En todo caso la solución no debe venir dejándose llevar por los aires que soplan al otro lado de los Pirineos donde flota como un perfume de vuelta al control de precios, de infausta memoria. Pues así se puede calificar el acuerdo logrado por el superministro de economía francés Nicolás Sarkozy con productores y grandes centros de distribución para reducir los precios un 3% a partir de septiembre.

Sea como fuere, hay dos razones importantes para normalizar la evolución de los precios del componente alimentación. Porque para los ocho millones de pensionistas la alimentación debe representar más del 50% del gasto, frente a menos del 25% para el conjunto nacional, de forma que en junio la subida de los precios al consumo para ese colectivo superaba ya probablemente en casi un punto porcentual el aumento del 2% de las pensiones. Pero la pérdida de poder adquisitivo en ese colectivo y del conjunto de las familias, con el correspondiente efecto contractivo sobre la demanda y la actividad, se va a acentuar considerablemente hasta finales de año en que el aumento de los precios estará más cerca del 4% que del 3% anual.

Otra razón para hacer (más) transparentes los precios de los alimentos es su efecto perverso y acumulativo sobre la competitividad en los últimos años, que se ha reflejado en parte en el práctico estancamiento de las exportaciones de productos industriales terminados en los 12 meses hasta abril, mientras en el mismo periodo las importaciones crecían casi un 25%.

Lo preocupante de este deterioro de la competitividad es su tendencia creciente, que sólo se puede invertir en el medio plazo y únicamente en una mayor productividad. Pero la economía española adolece de un enanismo empresarial que penaliza la productividad, la tasa de inversión, la innovación y la remuneración del capital y del trabajo. Estas son las consecuencias de las medidas que unos y otros han venido tomando para favorecer las microempresas que, si son rentables electoralmente en el corto plazo, pasan factura en el largo.

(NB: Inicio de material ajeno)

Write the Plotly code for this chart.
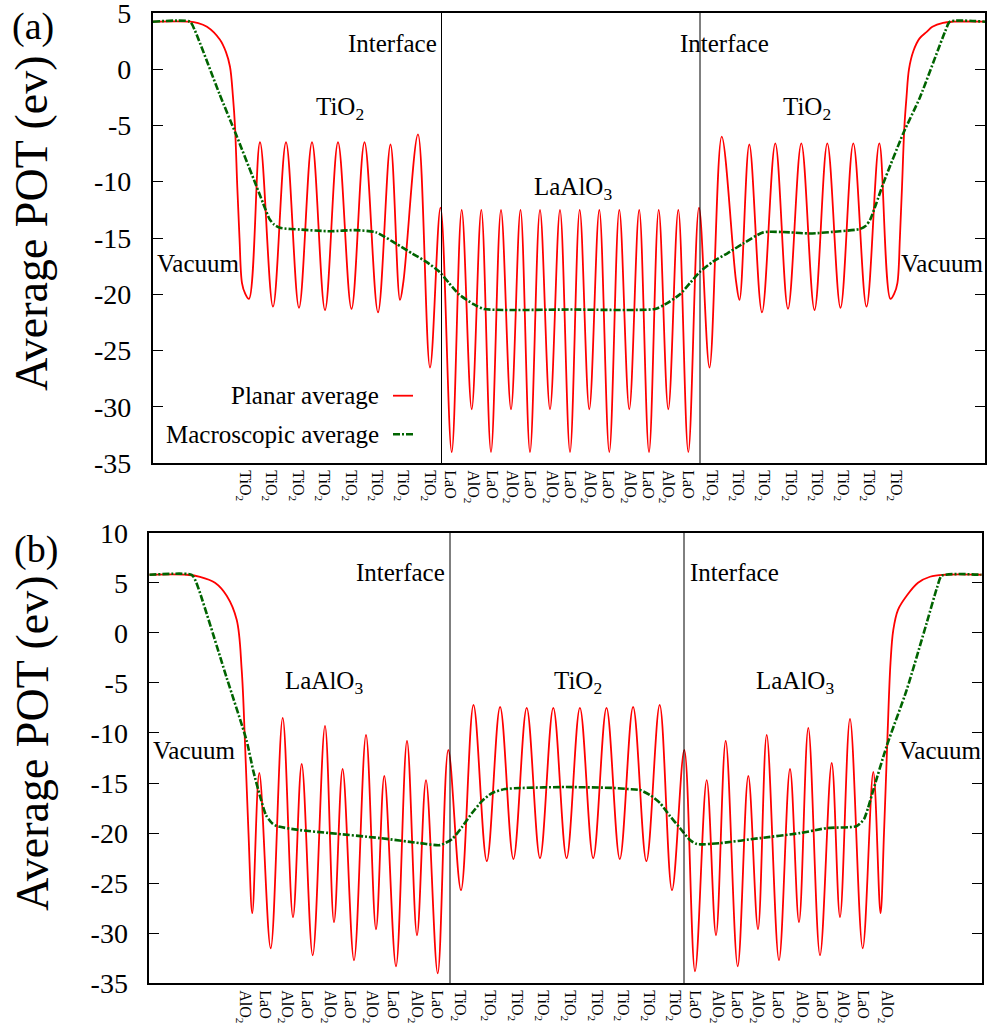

Y pensar que el comportamiento a que está condenada esta miriada de empresarios puede cambiar con exhortaciones es pensar, como diría el ilustre manchego, en lo excusado.

Huelga decir que es vital para el progreso de la economía dar un impulso a la productividad y para ello se ha creado el correspondiente comité de estudio que podría empezar sus trabajos dando un impulso estadístico. Intentando saber por ejemplo el destino por grandes sectores productivos del aumento de la tasa de la inversión productiva en el PIB en más de dos puntos porcentuales en los últimos diez años. Al ser esta inversión un elemento clave en la productividad, esta información podría dar una pista de su escaso crecimiento. Esa estadística está disponible por su interés en los países estadísticamente avanzados, pero incomprensiblemente es inédita en España.

La insuficiencia de la productividad es un problema sistémico y como tal debe tener una solución sistémica que incite a la inversión en I+D, promueva la formación y elimine las rigideces estructurales, neutralizando la resistencia que presentan los grandes grupos de intereses. No se puede pedir a los sindicatos que renuncien a la rigidez del mercado de trabajo sin eliminar las medidas que protegen viejas actividades empresariales.

Estas ideas no son más que un elogio de lo obvio, una especie de sinfonía de lo déjà-vu, por los reiterados y múltiples compromisos que ha habido al respecto (Lisboa 2000, por ejemplo). Su única justificación es que nada es obvio en España (y en Europa) cuando se trata de pasar de las palabras a los hechos, sobre todo ahora que comienza a soplar viento neointervencionista procedente de los Pirineos.